— Entries supplied —
>> BEGIN

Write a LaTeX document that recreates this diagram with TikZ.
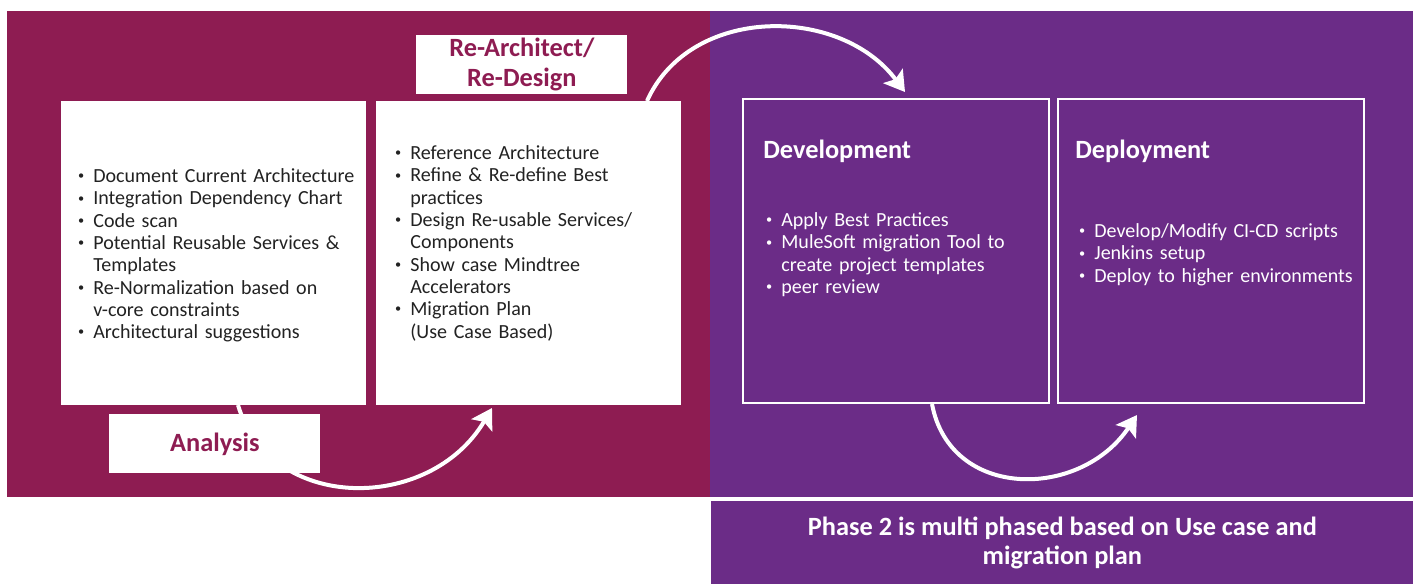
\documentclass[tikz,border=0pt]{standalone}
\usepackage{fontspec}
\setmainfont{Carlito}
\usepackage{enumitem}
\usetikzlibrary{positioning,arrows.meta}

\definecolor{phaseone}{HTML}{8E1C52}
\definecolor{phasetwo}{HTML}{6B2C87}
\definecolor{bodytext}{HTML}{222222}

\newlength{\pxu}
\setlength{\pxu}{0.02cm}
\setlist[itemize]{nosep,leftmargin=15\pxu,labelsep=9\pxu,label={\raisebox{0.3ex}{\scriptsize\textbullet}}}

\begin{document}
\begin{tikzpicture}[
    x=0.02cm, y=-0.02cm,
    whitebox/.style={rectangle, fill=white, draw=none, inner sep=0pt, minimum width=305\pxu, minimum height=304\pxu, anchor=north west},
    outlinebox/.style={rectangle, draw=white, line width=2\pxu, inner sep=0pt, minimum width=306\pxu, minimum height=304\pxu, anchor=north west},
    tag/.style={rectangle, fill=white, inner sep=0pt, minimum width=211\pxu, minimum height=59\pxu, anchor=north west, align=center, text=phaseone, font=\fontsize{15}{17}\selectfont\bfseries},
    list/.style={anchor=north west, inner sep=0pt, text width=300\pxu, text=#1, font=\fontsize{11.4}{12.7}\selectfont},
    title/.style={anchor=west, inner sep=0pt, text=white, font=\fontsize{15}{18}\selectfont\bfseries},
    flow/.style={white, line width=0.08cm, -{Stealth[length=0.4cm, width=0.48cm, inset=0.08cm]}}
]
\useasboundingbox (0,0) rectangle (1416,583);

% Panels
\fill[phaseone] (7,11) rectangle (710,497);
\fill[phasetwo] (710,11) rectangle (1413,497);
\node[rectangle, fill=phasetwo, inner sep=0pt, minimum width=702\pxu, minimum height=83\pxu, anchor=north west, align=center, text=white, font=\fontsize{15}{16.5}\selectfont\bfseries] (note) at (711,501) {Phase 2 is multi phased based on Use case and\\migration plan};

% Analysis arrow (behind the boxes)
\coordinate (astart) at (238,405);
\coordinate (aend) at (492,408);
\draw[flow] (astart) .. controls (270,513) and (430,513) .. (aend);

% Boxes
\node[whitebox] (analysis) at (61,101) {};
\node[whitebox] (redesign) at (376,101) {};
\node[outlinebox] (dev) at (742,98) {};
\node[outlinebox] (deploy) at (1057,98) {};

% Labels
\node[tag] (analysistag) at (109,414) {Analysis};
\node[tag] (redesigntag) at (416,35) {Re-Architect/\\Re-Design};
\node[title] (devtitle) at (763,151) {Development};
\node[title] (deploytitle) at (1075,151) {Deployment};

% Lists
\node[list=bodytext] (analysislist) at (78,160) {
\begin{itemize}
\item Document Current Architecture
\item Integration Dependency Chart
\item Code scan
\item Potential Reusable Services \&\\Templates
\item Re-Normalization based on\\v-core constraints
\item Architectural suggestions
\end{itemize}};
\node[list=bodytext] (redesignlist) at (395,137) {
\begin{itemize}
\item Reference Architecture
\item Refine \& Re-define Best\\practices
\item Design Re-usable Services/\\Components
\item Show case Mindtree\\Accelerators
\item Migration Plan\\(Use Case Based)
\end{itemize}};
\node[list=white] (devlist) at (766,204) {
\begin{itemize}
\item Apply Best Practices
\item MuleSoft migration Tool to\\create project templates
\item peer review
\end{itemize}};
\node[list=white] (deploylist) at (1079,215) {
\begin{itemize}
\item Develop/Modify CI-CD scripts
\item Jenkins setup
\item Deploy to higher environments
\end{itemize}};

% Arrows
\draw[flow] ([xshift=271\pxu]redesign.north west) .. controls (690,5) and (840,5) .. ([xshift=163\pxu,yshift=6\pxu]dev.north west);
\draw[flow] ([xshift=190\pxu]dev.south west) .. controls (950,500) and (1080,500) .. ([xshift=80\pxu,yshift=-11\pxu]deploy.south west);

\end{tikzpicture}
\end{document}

>> END
>> BEGIN

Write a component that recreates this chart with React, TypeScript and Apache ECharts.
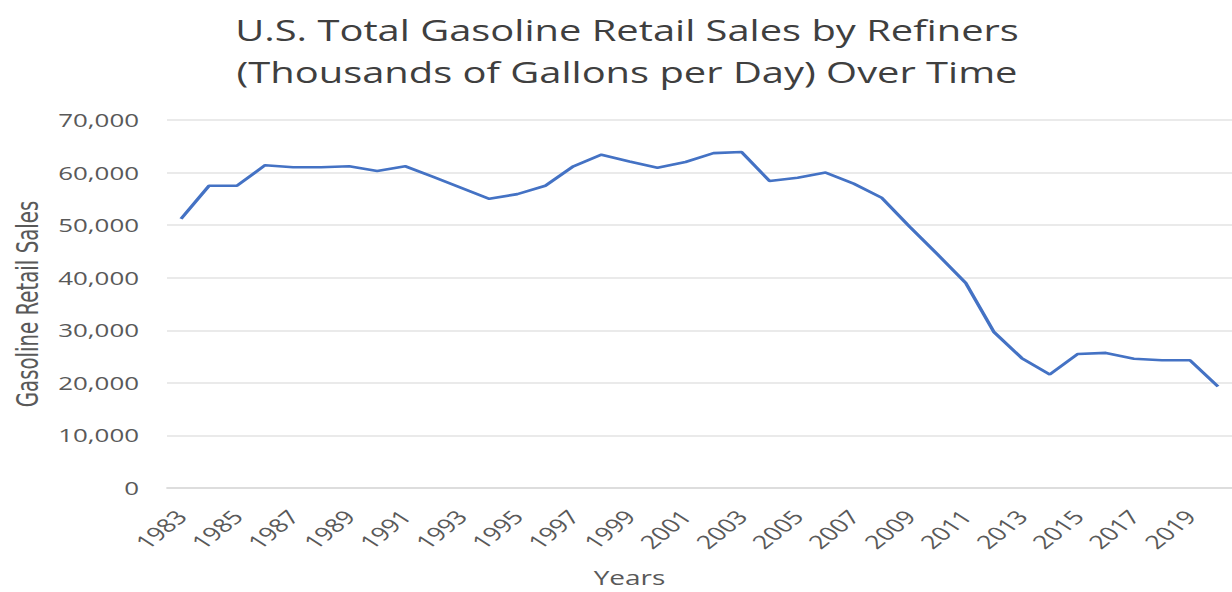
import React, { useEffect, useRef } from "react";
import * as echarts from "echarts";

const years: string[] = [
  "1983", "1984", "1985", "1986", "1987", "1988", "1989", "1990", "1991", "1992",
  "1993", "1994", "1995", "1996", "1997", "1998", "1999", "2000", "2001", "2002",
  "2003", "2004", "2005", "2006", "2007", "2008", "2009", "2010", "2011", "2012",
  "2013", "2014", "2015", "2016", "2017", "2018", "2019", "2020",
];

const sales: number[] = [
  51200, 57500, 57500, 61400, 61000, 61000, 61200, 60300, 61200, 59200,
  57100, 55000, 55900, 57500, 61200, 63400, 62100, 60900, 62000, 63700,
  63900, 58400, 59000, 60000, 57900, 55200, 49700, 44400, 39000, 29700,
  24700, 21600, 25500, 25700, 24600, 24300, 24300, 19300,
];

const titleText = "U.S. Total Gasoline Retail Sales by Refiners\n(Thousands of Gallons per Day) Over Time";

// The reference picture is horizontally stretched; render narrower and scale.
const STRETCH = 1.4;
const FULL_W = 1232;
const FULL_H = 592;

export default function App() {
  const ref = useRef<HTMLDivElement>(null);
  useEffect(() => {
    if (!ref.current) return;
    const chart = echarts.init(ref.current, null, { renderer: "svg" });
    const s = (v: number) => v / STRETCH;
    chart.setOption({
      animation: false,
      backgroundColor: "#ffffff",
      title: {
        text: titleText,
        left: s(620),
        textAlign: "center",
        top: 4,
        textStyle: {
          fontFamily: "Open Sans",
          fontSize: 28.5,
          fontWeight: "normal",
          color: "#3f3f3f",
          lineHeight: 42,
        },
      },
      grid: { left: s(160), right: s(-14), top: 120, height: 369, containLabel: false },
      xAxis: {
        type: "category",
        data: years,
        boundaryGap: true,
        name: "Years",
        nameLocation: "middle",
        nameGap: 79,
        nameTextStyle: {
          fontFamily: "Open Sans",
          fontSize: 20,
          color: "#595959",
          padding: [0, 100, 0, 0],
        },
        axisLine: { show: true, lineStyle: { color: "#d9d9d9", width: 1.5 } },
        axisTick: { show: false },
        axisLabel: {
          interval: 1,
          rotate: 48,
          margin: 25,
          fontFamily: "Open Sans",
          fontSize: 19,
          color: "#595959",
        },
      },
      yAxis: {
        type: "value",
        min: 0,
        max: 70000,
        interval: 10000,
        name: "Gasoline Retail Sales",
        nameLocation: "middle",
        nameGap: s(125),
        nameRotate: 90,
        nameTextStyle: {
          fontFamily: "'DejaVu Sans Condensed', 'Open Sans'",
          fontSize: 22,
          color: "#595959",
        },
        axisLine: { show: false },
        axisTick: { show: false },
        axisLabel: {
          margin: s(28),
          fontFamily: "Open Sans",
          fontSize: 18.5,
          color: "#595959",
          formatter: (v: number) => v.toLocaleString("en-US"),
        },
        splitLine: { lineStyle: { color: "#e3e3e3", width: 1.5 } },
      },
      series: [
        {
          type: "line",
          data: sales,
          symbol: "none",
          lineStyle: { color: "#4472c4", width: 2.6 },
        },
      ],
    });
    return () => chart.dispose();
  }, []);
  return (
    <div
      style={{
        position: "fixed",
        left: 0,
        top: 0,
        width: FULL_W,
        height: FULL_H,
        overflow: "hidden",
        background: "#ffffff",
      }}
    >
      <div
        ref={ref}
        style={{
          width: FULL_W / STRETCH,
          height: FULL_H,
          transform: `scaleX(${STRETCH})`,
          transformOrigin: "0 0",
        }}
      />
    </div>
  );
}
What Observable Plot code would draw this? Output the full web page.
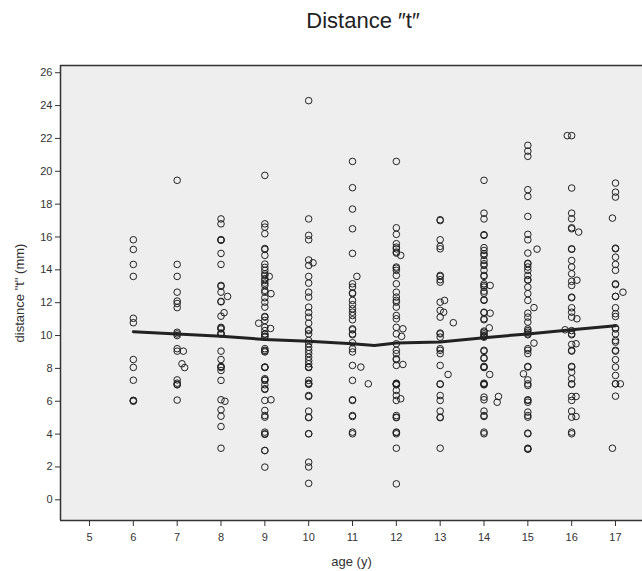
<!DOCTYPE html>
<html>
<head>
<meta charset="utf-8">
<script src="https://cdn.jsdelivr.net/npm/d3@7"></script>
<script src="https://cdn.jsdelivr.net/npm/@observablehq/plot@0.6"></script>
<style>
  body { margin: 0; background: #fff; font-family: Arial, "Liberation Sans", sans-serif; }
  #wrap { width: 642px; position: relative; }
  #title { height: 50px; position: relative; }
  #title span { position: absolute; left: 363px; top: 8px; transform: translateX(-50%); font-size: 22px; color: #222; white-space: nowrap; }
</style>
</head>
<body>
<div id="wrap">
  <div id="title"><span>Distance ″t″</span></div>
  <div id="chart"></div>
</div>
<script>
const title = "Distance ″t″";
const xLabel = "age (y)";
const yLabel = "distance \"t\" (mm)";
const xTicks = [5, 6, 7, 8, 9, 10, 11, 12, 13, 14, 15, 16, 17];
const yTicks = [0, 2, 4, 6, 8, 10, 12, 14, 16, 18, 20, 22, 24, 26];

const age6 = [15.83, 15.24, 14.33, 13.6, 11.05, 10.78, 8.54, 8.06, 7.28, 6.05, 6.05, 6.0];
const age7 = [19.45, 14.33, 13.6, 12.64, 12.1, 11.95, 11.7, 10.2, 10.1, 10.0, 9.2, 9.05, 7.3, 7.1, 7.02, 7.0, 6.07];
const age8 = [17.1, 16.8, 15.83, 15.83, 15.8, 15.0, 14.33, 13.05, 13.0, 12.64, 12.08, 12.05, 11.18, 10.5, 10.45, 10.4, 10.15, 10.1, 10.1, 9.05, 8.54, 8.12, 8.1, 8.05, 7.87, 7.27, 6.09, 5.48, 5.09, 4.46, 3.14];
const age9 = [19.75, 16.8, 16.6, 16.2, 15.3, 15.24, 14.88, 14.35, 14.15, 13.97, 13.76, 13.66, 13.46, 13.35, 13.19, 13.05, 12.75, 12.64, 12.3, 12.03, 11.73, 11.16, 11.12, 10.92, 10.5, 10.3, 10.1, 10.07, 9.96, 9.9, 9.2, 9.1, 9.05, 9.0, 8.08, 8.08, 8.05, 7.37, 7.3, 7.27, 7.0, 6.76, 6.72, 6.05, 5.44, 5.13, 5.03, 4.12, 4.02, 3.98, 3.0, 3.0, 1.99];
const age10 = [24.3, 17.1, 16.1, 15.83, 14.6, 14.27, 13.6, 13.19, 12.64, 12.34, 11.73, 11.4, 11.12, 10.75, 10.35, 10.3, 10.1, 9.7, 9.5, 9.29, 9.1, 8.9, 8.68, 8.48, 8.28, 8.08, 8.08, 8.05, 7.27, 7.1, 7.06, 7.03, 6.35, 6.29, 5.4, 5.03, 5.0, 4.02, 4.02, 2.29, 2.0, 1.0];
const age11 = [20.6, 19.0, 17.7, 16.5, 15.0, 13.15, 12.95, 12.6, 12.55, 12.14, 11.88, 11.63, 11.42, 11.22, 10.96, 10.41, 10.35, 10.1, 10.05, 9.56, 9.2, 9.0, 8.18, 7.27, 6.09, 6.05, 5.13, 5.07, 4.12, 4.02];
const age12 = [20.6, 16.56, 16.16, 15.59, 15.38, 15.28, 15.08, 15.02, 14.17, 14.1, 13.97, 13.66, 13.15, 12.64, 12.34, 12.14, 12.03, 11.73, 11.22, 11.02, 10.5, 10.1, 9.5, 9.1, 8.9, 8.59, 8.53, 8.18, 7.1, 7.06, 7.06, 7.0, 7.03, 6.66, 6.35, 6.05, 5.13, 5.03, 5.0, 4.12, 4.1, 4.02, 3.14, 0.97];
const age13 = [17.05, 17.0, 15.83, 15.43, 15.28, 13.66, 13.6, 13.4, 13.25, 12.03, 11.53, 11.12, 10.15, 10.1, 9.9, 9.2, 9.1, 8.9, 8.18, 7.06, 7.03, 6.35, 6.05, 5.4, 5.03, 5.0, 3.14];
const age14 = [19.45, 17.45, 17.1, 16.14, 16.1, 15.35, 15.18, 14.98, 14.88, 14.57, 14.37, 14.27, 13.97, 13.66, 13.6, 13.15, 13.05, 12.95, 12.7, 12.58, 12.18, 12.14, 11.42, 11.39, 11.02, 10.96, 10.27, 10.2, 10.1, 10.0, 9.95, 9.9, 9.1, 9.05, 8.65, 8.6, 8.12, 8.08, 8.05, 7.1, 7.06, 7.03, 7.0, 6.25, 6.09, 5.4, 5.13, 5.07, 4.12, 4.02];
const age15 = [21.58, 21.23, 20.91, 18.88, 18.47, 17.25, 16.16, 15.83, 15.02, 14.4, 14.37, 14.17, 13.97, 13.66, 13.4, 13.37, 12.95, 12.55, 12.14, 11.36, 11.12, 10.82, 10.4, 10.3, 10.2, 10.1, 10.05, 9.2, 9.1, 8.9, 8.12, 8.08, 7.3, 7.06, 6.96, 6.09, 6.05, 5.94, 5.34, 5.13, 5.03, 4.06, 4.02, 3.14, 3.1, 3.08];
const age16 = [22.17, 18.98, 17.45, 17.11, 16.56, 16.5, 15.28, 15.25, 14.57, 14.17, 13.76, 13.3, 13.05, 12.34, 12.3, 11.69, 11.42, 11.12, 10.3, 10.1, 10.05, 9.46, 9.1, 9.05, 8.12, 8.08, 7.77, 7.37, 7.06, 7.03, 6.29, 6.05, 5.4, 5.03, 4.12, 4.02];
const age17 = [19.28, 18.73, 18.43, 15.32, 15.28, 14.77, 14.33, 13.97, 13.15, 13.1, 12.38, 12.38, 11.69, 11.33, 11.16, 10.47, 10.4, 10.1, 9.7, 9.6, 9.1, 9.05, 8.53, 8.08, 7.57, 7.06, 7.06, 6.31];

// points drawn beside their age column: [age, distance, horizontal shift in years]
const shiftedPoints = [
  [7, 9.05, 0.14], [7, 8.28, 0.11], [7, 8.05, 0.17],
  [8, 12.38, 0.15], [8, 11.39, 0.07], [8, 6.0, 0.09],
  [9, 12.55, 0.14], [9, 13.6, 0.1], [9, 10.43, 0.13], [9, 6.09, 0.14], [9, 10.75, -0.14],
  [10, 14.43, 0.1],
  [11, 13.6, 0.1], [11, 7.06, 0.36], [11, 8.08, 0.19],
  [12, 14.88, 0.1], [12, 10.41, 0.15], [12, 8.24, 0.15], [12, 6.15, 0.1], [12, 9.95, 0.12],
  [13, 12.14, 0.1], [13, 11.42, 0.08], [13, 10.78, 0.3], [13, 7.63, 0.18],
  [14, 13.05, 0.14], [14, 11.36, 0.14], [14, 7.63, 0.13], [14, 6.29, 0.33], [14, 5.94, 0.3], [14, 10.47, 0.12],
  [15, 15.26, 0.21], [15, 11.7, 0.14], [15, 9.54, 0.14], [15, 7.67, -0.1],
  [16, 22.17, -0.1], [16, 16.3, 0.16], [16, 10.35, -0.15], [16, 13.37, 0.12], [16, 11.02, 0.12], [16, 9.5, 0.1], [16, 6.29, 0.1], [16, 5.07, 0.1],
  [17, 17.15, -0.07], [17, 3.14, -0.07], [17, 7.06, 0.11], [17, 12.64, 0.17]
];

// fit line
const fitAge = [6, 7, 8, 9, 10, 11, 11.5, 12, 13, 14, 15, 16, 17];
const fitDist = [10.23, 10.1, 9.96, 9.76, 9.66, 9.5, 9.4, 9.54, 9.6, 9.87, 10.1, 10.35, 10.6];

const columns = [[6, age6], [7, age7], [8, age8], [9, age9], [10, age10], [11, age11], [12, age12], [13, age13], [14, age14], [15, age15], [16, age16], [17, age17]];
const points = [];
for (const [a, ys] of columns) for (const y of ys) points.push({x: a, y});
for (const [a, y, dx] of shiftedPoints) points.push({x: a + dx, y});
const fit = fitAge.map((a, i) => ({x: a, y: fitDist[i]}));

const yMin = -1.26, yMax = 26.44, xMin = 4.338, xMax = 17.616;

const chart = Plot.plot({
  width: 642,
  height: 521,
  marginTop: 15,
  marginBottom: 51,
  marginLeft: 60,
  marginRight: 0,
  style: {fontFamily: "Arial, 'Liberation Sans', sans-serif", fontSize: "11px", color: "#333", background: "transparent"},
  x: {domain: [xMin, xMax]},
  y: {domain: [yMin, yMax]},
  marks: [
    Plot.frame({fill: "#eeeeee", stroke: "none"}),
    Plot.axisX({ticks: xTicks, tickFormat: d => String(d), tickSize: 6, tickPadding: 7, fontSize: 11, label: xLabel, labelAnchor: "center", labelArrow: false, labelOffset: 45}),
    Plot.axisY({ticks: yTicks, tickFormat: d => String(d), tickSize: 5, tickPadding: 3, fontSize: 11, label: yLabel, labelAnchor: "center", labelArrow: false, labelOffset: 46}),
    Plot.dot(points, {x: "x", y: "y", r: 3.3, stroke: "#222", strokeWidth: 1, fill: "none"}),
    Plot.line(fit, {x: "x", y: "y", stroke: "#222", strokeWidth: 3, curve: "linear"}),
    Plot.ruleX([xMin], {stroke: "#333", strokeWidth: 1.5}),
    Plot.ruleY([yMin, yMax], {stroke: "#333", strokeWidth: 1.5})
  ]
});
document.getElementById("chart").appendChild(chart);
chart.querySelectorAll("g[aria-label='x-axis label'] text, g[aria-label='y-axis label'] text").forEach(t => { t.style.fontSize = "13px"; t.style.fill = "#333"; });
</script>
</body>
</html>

>> END

— Work to do —
Return every line containing "this".

— Response —
Write a LaTeX document that recreates this diagram with TikZ.
Write a component that recreates this chart with React, TypeScript and Apache ECharts.
What Observable Plot code would draw this? Output the full web page.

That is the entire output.